MaryAnn’s quick take…

This instantly forgettable fluff lazily relies on too many unfunny slapstick and grossout tangents. But real humor blossoms in the terrific performances and in a fast, funny, and surprising feminism.
I’m “biast” (pro): I’m desperate for movies about women…
I’m “biast” (con): …but I’m always leery of studio comedies
(what is this about? see my critic’s minifesto)
women’s participation in this film
male director, female coscreenwriter, female protagonist
(learn more about this)

God help me, but I didn’t hate Like a Boss.

I mean, yes. A pile of instantly forgettable fluff it may be, this tale of two lifelong besties, Mia (Tiffany Haddish: The Angry Birds Movie 2) and Mel (Rose Byrne: Juliet, Naked), entrepreneurs whose friendship and dedication to independence for their cosmetics brand is challenged when Big Makeup wants to buy them out. It also wouldn’t be unfair to call the script — by Sam Pitman, Adam Cole-Kelly, and Danielle Sanchez-Witzel — lazy, falling back way too much on unnecessary slapstick and grossouts that aren’t funny and, much more offensively, are frequently completely tangential.

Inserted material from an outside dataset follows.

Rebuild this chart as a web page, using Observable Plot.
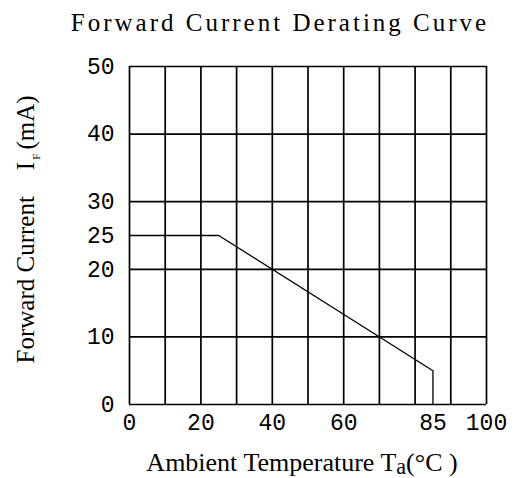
<!DOCTYPE html>
<html>
<head>
<meta charset="utf-8">
<script src="https://cdn.jsdelivr.net/npm/d3@7"></script>
<script src="https://cdn.jsdelivr.net/npm/@observablehq/plot@0.6"></script>
<style>
  html, body { margin: 0; padding: 0; background: #fff; }
</style>
</head>
<body>
<div id="chart"></div>
<script>
// ---- data ----
const curveTemp = [0, 25, 85, 85];          // °C
const curveCurrent = [25, 25, 5, 0];        // mA
const xGrid = [0, 10, 20, 30, 40, 50, 60, 70, 80, 90, 100];
const yGrid = [0, 10, 20, 30, 40, 50];
const xTickLabels = [0, 20, 40, 60, 85, 100];
const yTickLabels = [0, 10, 20, 25, 30, 40, 50];
const titleText = "Forward Current Derating Curve";
const xLabelText = "Ambient Temperature Ta(°C )";
const yLabelText = "Forward Current IF (mA)";

const curve = curveTemp.map((t, i) => ({t, c: curveCurrent[i]}));

const serif = "'Liberation Serif', 'Times New Roman', serif";
const mono = "'Liberation Mono', 'Courier New', monospace";

const plot = Plot.plot({
  width: 518,
  height: 478,
  marginTop: 66,
  marginBottom: 74,
  marginLeft: 129,
  marginRight: 32,
  x: {domain: [0, 100], axis: null},
  y: {domain: [0, 50], axis: null},
  style: {background: "#fff", color: "#000"},
  marks: [
    Plot.ruleX(xGrid, {x: d => d, stroke: "#000", strokeWidth: 1.7}),
    Plot.ruleY(yGrid, {y: d => d, stroke: "#000", strokeWidth: 1.7}),
    Plot.line(curve, {x: "t", y: "c", stroke: "#000", strokeWidth: 1.3}),
    Plot.text(xTickLabels, {x: d => d, text: d => String(d), frameAnchor: "bottom",
      lineAnchor: "top", dy: 9, fontSize: 23, fontFamily: mono, fill: "#000"}),
    Plot.text(yTickLabels, {y: d => d, text: d => String(d), frameAnchor: "left",
      textAnchor: "end", lineAnchor: "middle", dx: -15, fontSize: 23, fontFamily: mono, fill: "#000"}),
    Plot.text([titleText], {text: d => d, frameAnchor: "top", lineAnchor: "middle",
      textAnchor: "middle", dy: -44, dx: -28, fontSize: 25, fontFamily: serif, fill: "#000"}),
    Plot.text([xLabelText], {text: d => d, frameAnchor: "bottom", lineAnchor: "middle",
      textAnchor: "middle", dy: 58, dx: -6, fontSize: 26, fontFamily: serif, fill: "#000"}),
    Plot.text([yLabelText], {text: d => d, frameAnchor: "left", lineAnchor: "middle",
      textAnchor: "start", dx: -104, dy: 128, rotate: -90, fontSize: 25, fontFamily: serif, fill: "#000"})
  ]
});

// subscripts and spacing
d3.select(plot).selectAll("text").each(function() {
  const el = d3.select(this);
  const s = el.text();
  if (s === xLabelText) {
    el.text(null);
    el.append("tspan").text("Ambient Temperature T");
    el.append("tspan").attr("baseline-shift", "-3").attr("font-size", "0.85em").text("a");
    el.append("tspan").text("(°C )");
  } else if (s === yLabelText) {
    el.text(null);
    el.append("tspan").text("Forward Current");
    el.append("tspan").attr("dx", 26).text("I");
    el.append("tspan").attr("baseline-shift", "-6").attr("font-size", "0.45em").attr("dx", 2).text("F");
    el.append("tspan").attr("dx", 4).text("(mA)");
  } else if (s === titleText) {
    el.attr("letter-spacing", "3");
  }
});

document.getElementById("chart").appendChild(plot);
</script>
</body>
</html>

Take those unnecessary asides away, and this very short movie would barely qualify as a feature… but that’s still no reason for them to be here.

Like a Boss Salma Hayek
Like a peacock?

And yet… real humor does blossom, in the terrific performances of the amusing cast. Haddish and Byrne bring a warm, comfortable, teasing sisterhood to their realistically complex friendship. Billy Porter (Noel) and Jennifer Coolidge (Alvin and the Chipmunks: The Road Chip), as Mel and Mia’s employees, are bright and bubbly. Salma Hayek (The Hitman’s Bodyguard), as the corporate type who wants to glom onto the popularity of Mel and Mia’s company, is less than wholly villainous, her over-the-top va-va-vooming a knowing caricature of narrow notions of what “success” has been allowed to look like in women… and of how women can be trapped by that.

In fact, the only real villain is an outmoded, sexist conception of womanhood and femininity. (Why, it’s almost like you can see which bits were written by men, and which by a woman.) Where Like a Boss gets fast, funny, and surprisingly feminist is in its refutation of Hayek’s sharkiness, in its embrace of cosmetics as something fun that women use for their own enjoyment, and in its celebration of women’s support of one another as powerful boosters of winning on our own terms. I was not expecting to see anything quite so progressive here.